>>>>>
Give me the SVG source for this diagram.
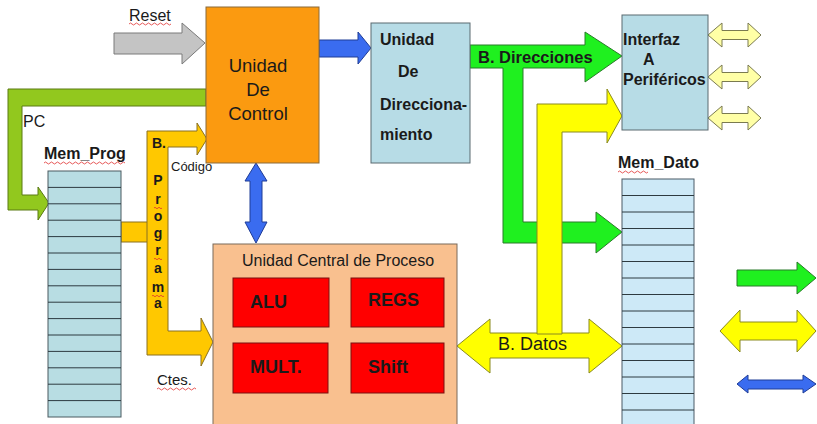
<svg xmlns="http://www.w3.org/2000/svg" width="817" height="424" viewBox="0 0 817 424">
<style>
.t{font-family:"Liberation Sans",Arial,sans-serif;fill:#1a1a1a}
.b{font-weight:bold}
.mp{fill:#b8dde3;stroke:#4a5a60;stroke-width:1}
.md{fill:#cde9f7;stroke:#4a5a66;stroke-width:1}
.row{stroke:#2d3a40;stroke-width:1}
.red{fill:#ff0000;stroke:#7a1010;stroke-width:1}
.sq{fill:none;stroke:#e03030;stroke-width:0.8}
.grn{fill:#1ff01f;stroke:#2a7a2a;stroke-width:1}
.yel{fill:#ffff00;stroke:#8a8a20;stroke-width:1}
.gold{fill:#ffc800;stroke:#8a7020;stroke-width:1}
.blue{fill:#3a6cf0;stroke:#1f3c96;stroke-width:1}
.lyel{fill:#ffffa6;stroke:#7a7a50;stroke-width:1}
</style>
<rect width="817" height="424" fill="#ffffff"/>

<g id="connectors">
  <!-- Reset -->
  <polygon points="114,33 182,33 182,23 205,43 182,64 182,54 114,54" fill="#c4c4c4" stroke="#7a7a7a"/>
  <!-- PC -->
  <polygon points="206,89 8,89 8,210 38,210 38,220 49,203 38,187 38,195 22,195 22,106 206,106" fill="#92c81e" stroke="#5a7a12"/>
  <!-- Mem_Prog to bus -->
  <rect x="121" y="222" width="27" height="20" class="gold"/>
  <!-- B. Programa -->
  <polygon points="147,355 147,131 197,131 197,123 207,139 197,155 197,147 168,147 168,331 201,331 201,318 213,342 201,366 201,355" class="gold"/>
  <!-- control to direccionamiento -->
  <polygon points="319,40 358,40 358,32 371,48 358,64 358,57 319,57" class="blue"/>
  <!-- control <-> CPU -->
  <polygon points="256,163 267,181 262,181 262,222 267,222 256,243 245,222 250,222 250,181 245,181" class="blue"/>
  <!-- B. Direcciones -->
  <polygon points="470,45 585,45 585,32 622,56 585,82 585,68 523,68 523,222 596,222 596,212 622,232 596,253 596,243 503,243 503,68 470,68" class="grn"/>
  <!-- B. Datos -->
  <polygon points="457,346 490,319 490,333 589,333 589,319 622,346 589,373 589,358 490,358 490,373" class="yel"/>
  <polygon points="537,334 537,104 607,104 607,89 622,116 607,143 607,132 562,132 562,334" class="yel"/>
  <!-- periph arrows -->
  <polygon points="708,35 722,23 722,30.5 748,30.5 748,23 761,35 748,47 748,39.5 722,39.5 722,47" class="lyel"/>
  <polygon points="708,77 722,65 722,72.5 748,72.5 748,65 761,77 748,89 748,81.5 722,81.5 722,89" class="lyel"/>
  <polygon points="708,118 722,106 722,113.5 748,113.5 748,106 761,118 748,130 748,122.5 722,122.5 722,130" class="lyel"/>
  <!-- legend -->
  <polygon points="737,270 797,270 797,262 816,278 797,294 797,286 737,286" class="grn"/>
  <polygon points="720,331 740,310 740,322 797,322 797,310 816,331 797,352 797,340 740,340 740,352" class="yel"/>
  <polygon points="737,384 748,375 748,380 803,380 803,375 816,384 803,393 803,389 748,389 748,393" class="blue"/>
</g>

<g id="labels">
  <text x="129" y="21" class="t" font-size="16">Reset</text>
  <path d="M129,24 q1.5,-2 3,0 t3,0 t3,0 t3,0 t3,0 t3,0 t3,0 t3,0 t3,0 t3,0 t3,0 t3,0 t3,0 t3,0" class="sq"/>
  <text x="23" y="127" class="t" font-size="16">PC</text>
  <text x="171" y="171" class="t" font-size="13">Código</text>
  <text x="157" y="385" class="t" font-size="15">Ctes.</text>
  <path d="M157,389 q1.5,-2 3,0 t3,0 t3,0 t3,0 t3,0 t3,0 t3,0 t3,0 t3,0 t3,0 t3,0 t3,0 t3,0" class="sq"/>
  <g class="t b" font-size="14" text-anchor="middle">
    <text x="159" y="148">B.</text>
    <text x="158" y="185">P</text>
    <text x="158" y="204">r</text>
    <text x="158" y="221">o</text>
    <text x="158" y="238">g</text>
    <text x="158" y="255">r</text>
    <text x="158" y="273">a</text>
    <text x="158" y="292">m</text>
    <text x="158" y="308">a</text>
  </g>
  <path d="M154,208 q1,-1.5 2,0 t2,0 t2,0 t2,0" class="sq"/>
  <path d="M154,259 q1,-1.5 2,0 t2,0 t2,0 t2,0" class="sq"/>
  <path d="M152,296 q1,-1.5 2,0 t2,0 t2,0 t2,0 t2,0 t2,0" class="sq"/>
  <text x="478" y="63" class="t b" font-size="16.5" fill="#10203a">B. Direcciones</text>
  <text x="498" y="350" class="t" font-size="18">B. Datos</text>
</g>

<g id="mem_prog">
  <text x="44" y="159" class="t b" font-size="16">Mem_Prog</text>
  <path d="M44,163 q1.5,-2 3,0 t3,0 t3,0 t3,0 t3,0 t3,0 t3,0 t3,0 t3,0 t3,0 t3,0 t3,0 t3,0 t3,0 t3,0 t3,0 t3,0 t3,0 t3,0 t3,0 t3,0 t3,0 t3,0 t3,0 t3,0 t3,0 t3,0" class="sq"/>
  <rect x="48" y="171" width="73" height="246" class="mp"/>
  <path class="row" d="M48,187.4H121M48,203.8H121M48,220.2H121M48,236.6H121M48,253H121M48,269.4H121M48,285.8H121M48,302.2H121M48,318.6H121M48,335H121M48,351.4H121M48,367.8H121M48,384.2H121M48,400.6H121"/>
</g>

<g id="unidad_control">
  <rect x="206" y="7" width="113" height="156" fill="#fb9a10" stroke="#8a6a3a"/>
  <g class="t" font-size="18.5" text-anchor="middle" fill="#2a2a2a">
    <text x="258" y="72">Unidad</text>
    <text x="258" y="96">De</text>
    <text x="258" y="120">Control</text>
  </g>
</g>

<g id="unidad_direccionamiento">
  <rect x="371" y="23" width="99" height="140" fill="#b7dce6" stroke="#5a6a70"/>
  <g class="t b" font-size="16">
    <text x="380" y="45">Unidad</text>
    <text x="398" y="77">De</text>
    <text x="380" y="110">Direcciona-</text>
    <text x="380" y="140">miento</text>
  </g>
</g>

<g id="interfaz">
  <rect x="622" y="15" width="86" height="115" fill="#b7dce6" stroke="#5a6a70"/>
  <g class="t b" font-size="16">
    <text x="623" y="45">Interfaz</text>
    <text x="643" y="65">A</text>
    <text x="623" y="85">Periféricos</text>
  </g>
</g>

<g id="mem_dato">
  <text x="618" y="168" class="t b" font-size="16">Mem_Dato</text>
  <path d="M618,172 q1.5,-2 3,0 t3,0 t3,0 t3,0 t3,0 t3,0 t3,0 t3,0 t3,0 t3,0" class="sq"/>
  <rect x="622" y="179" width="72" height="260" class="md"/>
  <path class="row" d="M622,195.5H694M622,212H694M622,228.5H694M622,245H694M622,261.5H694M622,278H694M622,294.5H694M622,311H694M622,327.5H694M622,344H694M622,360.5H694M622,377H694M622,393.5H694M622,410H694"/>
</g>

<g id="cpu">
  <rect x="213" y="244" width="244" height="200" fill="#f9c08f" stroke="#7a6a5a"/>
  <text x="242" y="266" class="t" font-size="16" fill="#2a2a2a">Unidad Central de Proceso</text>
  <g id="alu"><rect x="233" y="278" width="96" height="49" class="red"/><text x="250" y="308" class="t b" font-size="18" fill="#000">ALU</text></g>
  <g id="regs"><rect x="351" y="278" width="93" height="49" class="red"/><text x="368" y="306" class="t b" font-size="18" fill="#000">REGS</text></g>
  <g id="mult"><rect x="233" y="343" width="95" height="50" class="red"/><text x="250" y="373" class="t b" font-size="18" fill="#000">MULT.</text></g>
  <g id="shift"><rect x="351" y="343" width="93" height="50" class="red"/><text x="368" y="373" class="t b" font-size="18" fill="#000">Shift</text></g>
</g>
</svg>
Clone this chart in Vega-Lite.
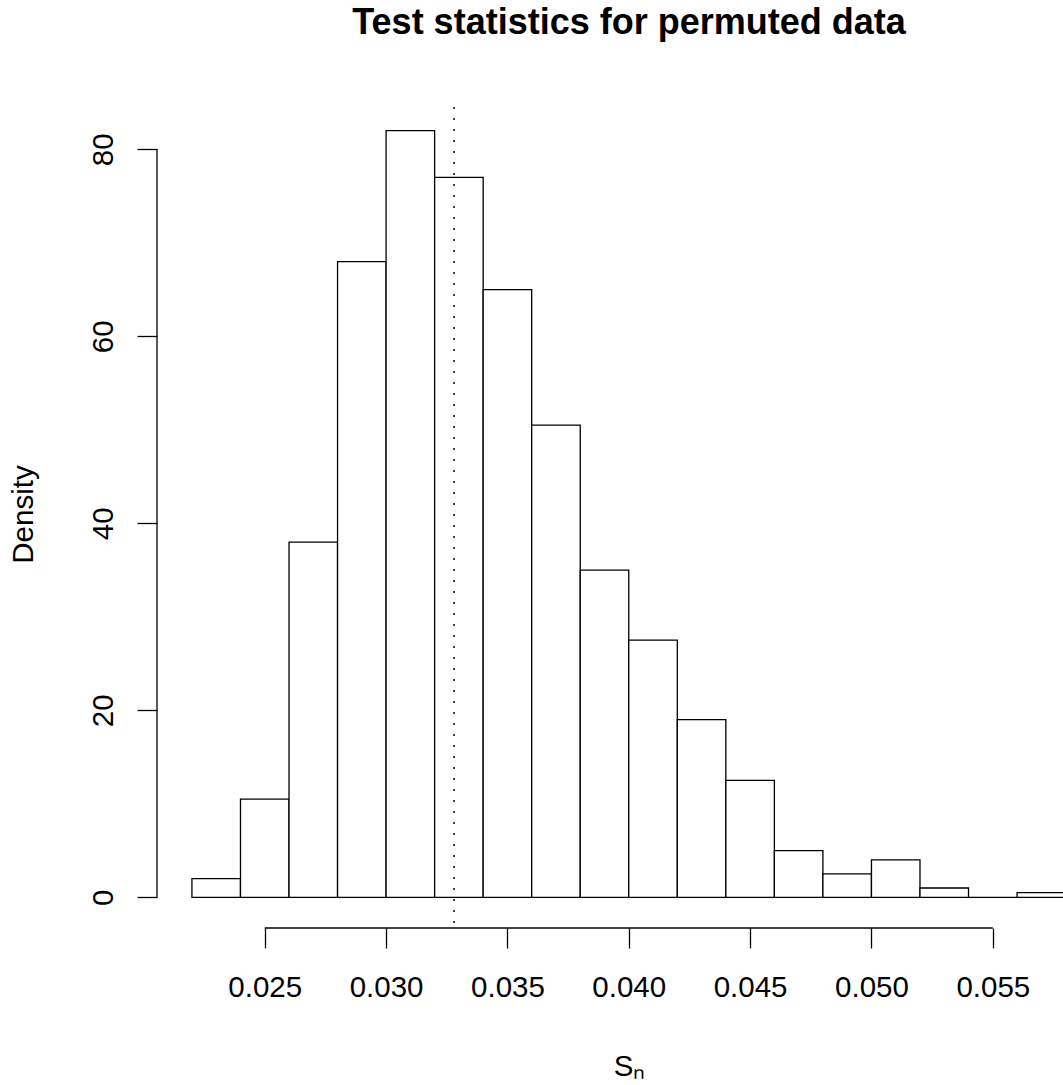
<<<<<
**Written exercise:** Search the entries for the word "this", then list each line that holds it.

**Worked answer:**
Give me the SVG source for this diagram.
Clone this chart in Vega-Lite.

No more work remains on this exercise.